On conçoit aisément par le nombre des pieces la diversité de leurs marches, & le nombre des cases, combien ce jeu doit être difficile. Cependant nous avons eu à Paris un jeune homme de l’âge de 18 ans, qui joüoit à la fois deux parties d’échecs sans voir le damier, & gagnoit deux joüeurs au-dessus de la force médiocre, à qui il ne pouvoit faire à chacun en particulier avantage que du cavalier, en voyant le damier, quoiqu’il fût de la premier force. Nous ajoûterons à ce fait une circonstance dont nous avons été témoins oculaires ; c’est qu’au milieu d’une de ses parties, on lui fit une fausse marche de propos délibéré, & qu’au bout d’un assez grand nombre de coups, il reconnut la fausse marche, & fit remettre la piece où elle devoit être. Ce jeune homme s’appelle M. Philidor ; il est fils d’un musicien qui a eu de la réputation ; il est lui-même grand musicien, & le premier joüeur de dames polonoises qu’il y ait peut-être jamais eu, & qu’il y aura peut-être jamais. C’est un des exemples les plus extraordinaires de la force de la mémoire & de l’imagination. Il est maintenant à Paris.

On fait les pieces ou jeu des échecs d’os, d’ivoire, ou de bois, différemment tournées, pour les caractériser ; & de plus, chacun reconnoît ses pieces par la couleur qui les distingue. Autrefois on joüoit avec des échecs figurés, comme le sont ceux qu’on conserve dans le thrésor de Saint-Denis. A présent on y met la plus grande simplicité.

Il est singulier combien de gens de lettres sont attachés à rechercher l’origine de ce jeu ; je me contenterai de citer un Espagnol, un Italien, & un François. Lojes de Segura, de la invention del juego del axedres : son livre est imprimé à Alcala, en 1661, in-4°. Dominico Tarsia, de l’invenzione degli scacchi, à Venise, in-8°. Opinions du nom & du jeu des échets, par M. Sarrasin, Paris, in-12. N’oublions pas de joindre ici un joli poëme latin de Jérôme Vida, traduit dans notre langue par M. Louis des Mazures.
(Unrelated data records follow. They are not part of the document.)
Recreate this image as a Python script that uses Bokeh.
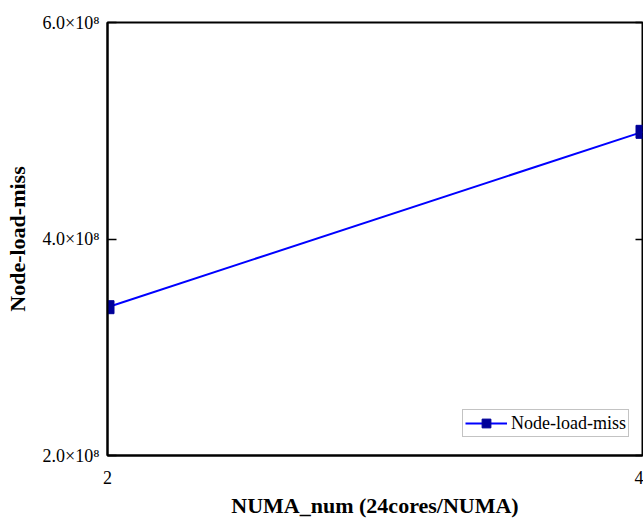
from bokeh.plotting import figure
from bokeh.models import LinearAxis, FixedTicker, Range1d, Legend, LegendItem, CustomLabelingPolicy
from bokeh.embed import file_html
from bokeh.resources import INLINE

# data
numa_num = [2, 4]
node_load_miss = [3.37e8, 4.99e8]
y_ticks = [2e8, 4e8, 6e8]
y_tick_labels = ["2.0×10⁸", "4.0×10⁸", "6.0×10⁸"]
x_ticks = [2, 4]
series_name = "Node-load-miss"

FONT = "Liberation Serif"

p = figure(width=643, height=520, output_backend="svg", toolbar_location=None,
           x_range=Range1d(2, 4), y_range=Range1d(2e8, 6e8),
           min_border_left=107, min_border_right=1, min_border_top=22, min_border_bottom=65)
p.grid.visible = False
p.outline_line_color = "black"
p.outline_line_width = 2
p.background_fill_color = "white"
p.border_fill_color = "white"

# x axis
xa = p.xaxis[0]
xa.ticker = FixedTicker(ticks=x_ticks)
xa.minor_tick_line_color = None
xa.major_tick_line_color = None
xa.axis_line_width = 2
xa.major_label_text_font = FONT
xa.major_label_text_font_size = "18px"
xa.major_label_text_color = "black"
xa.major_label_standoff = 9
xa.axis_label = "NUMA_num (24cores/NUMA)"
xa.axis_label_text_font = FONT
xa.axis_label_text_font_style = "bold"
xa.axis_label_text_font_size = "22px"
xa.axis_label_text_color = "black"
xa.axis_label_standoff = 6

# y axis
ya = p.yaxis[0]
ya.ticker = FixedTicker(ticks=y_ticks)
ya.major_label_overrides = {t: l for t, l in zip(y_ticks, y_tick_labels)}
ya.minor_tick_line_color = None
ya.major_tick_in = 9
ya.major_tick_out = 0
ya.major_tick_line_width = 1.5
ya.axis_line_width = 2
ya.major_label_text_font = FONT
ya.major_label_text_font_size = "18px"
ya.major_label_text_color = "black"
ya.major_label_standoff = 8
ya.axis_label = series_name
ya.axis_label_text_font = FONT
ya.axis_label_text_font_style = "bold"
ya.axis_label_text_font_size = "22px"
ya.axis_label_text_color = "black"
ya.axis_label_standoff = 10

# right axis with inward ticks only, no labels
ra = LinearAxis(ticker=FixedTicker(ticks=y_ticks))
ra.major_tick_in = 7
ra.major_tick_out = 0
ra.major_tick_line_width = 1.5
ra.minor_tick_line_color = None
ra.major_label_standoff = 0
ra.major_label_overrides = {t: "" for t in y_ticks}
ra.major_label_policy = CustomLabelingPolicy(code="return new Set()")
ra.axis_line_color = None
p.add_layout(ra, "right")

ln = p.line(numa_num, node_load_miss, line_color="#0000FF", line_width=2)
mk = p.scatter(numa_num, node_load_miss, marker="square", size=13,
               fill_color="#000099", line_color="#000099")

legend = Legend(items=[LegendItem(label=series_name, renderers=[ln, mk])],
                location=(355, 18))
legend.label_text_font = FONT
legend.label_text_font_size = "18px"
legend.label_text_color = "black"
legend.border_line_color = "#888888"
legend.border_line_width = 1
legend.glyph_width = 42
legend.glyph_height = 22
legend.padding = 2
legend.spacing = 0
legend.margin = 0
legend.label_standoff = 4
legend.label_height = 18
p.add_layout(legend, "center")

open("out.html", "w").write(file_html(p, INLINE))
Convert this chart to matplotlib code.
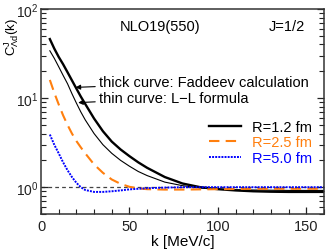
import matplotlib
matplotlib.use("Agg")
import matplotlib.pyplot as plt
from matplotlib.ticker import LogLocator, MultipleLocator, NullFormatter

plt.rcParams['font.family'] = ['Liberation Sans', 'DejaVu Sans']
plt.rcParams['mathtext.fontset'] = 'custom'
plt.rcParams['mathtext.rm'] = 'Liberation Sans'
plt.rcParams['mathtext.it'] = 'Liberation Sans:italic'
plt.rcParams['mathtext.default'] = 'regular'

# momentum grid [MeV/c]
k = [5, 7.5, 10, 12.5, 15, 17.5, 20, 22.5, 25, 30, 35, 40, 45, 50, 55, 60,
     70, 80, 90, 100, 110, 120, 130, 140, 150, 160]

# R=1.2 fm, Faddeev (thick) and L-L formula (thin)
c_thick = [46, 36, 29, 24, 19.5, 15.8, 12.8, 10.4, 8.6, 5.9, 4.25, 3.25, 2.65,
           2.23, 1.9, 1.65, 1.3, 1.1, 1.0, 0.95, 0.92, 0.9, 0.89, 0.885, 0.885, 0.885]
c_thin = [34, 28, 22.5, 18, 14.5, 11.2, 8.8, 7.0, 5.7, 4.0, 3.0, 2.4, 2.0,
          1.72, 1.5, 1.35, 1.14, 1.04, 0.98, 0.95, 0.935, 0.93, 0.925, 0.92, 0.92, 0.92]
# R=2.5 fm
c_r25 = [16, 11.5, 8.5, 6.4, 5.0, 4.0, 3.3, 2.8, 2.4, 1.8, 1.45, 1.22, 1.09,
         1.01, 0.97, 0.95, 0.94, 0.94, 0.945, 0.95, 0.955, 0.96, 0.96, 0.96, 0.96, 0.96]
# R=5.0 fm
c_r50 = [3.9, 3.0, 2.4, 1.9, 1.55, 1.3, 1.12, 1.0, 0.93, 0.885, 0.885, 0.9, 0.92,
         0.945, 0.96, 0.975, 0.99, 1.0, 1.0, 1.0, 1.0, 1.0, 1.0, 1.0, 1.0, 1.0]

labels = ["R=1.2 fm", "R=2.5 fm", "R=5.0 fm"]
colors = ["black", "#ff7f0e", "#0000ff"]

fig = plt.figure(figsize=(3.32, 2.51), dpi=100)
ax = fig.add_axes([0.1235, 0.1434, 0.8525, 0.8166])

ax.axhline(1.0, color='#444444', lw=0.9, ls=(0, (3, 2.5)), zorder=1)
ax.plot(k, c_thin, color='black', lw=0.8)
l1, = ax.plot(k, c_thick, color='black', lw=1.7)
l2, = ax.plot(k, c_r25, color=colors[1], lw=1.5, ls=(0, (5, 3)))
l3, = ax.plot(k, c_r50, color=colors[2], lw=1.4, ls=(0, (1, 0.6)))

ax.set_yscale('log')
ax.set_xlim(0, 160)
ax.set_ylim(0.5, 100)

ax.xaxis.set_major_locator(MultipleLocator(50))
ax.xaxis.set_minor_locator(MultipleLocator(10))
ax.yaxis.set_major_locator(LogLocator(base=10))
ax.yaxis.set_minor_locator(LogLocator(base=10, subs=range(2, 10)))
ax.yaxis.set_minor_formatter(NullFormatter())
ax.tick_params(which='both', direction='in', labelsize=10.5, colors='#222222',
               right=True, top=False)
ax.tick_params(which='major', length=5, width=0.9)
ax.tick_params(which='minor', length=3.5, width=0.8)
ax.tick_params(axis='y', labelsize=10, pad=1.5)
for sp in ax.spines.values():
    sp.set_linewidth(1.1)
    sp.set_color('#333333')

ax.set_xlabel("k [MeV/c]", fontsize=11, labelpad=1)
ax.set_ylabel(r"C$^{J}_{\Lambda d}$(k)", fontsize=9.5)
ax.yaxis.set_label_coords(-0.072, 0.87)

ax.text(0.42, 0.915, "NLO19(550)", transform=ax.transAxes, fontsize=10.5,
        ha='center', va='center')
ax.text(0.87, 0.915, "J=1/2", transform=ax.transAxes, fontsize=10.5,
        ha='center', va='center')

ax.annotate("thick curve: Faddeev calculation", xy=(19.5, 13.2), xytext=(33, 15.0),
            fontsize=10.5, va='center', ha='left',
            arrowprops=dict(arrowstyle='-|>', color='black', lw=0.8,
                            mutation_scale=7, shrinkA=1, shrinkB=0))
ax.annotate("thin curve: L\u2212L formula", xy=(21, 8.9), xytext=(33, 10.0),
            fontsize=10.5, va='center', ha='left',
            arrowprops=dict(arrowstyle='-|>', color='black', lw=0.8,
                            mutation_scale=7, shrinkA=1, shrinkB=0))

leg = ax.legend([l1, l2, l3], labels, loc='upper left', bbox_to_anchor=(0.595, 0.46),
                frameon=False, fontsize=10.5, handlelength=2.2, handletextpad=0.7,
                labelspacing=0.12, borderaxespad=0, borderpad=0)
for t, c in zip(leg.get_texts(), colors):
    t.set_color(c)

fig.savefig("out.png", dpi=100)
Les Chinois ont fait quelques changemens à ce jeu ; ils y ont introduit de nouvelles pieces, sous le nom de canons ou de mortiers. On peut voir le détail des regles de leurs échecs, dans la relation de Siam de M. de la Loubere, & dans le livre du savant Hyde, de ludis orientalium. Tamerlan y fit encore de plus grands changemens : par les pieces nouvelles qu’il imagina, & par la marche qu’il leur donna, il augmenta la difficulté d’un jeu déjà trop composé pour être regardé comme un délassement. Mais l’on a suivi en Europe l’ancienne maniere de joüer, dans laquelle nous avons eu de tems en tems d’excellens maîtres, entre autres le sieur Boi, communément appellé le Syracusain, qui par cette raison sut fort considéré à la cour d’Espagne du tems de Philippe II. & dans le dernier siecle, Gioachim Greco, connu sous le nom de Calabrois, qui ne put trouver son égal à ce jeu dans les diverses cours de l’Europe. On a recueilli de la maniere de joüer de ces deux champions, quelques fragmens dont on a composé un corps régulier, qui contient la science pratique de ce jeu, & qui s’appelle le Calabrois. Il est fort aisé de l’augmenter.

Mais ce livre ne s’étudie guere aujourd’hui, les échecs sont assez généralement passés de mode ; d’autres goûts, d’autres manieres de perdre le tems, en un mot d’autres frivolités moins excusables, ont succédé. Si Montagne revenoit au monde, il approuveroit bien la chûte des échecs ; car il trouvoit ce jeu niais & puérile : & le cardinal Cajétan, qui ne raisonnoit pas mieux sur cette matiere, le mettoit au nombre des jeux défendus, parce qu’il appliquoit trop.

D’autres personnes au contraire frappées de ce que le hasard n’a point de part à ce jeu, & de ce que l’habileté seule y est victorieuse, ont regardé les bons joüeurs d’échecs comme doüés d’une capacité supérieure : mais si ce raisonnement étoit juste, pourquoi voit-on tant de gens médiocres, & presque des imbécilles qui y excellent, tandis que de très-beaux génies de tous ordres & de tous états, n’ont pû même atteindre à la médiocrité ? Disons donc qu’ici comme ailleurs, l’habitude prise de jeunesse, la pratique perpétuelle & bornée à un seul objet, la mémoire machinale des combinaisons & de la conduite des pieces fortifiée par l’exercice, enfin ce qu’on nomme l’esprit du jeu, sont les sources de la science de celui des échecs, & n’indiquent pas d’autres talens ou d’autre mérite dans le même homme. Voyez Jeu. Article de M. le Chevalier de Jaucourt.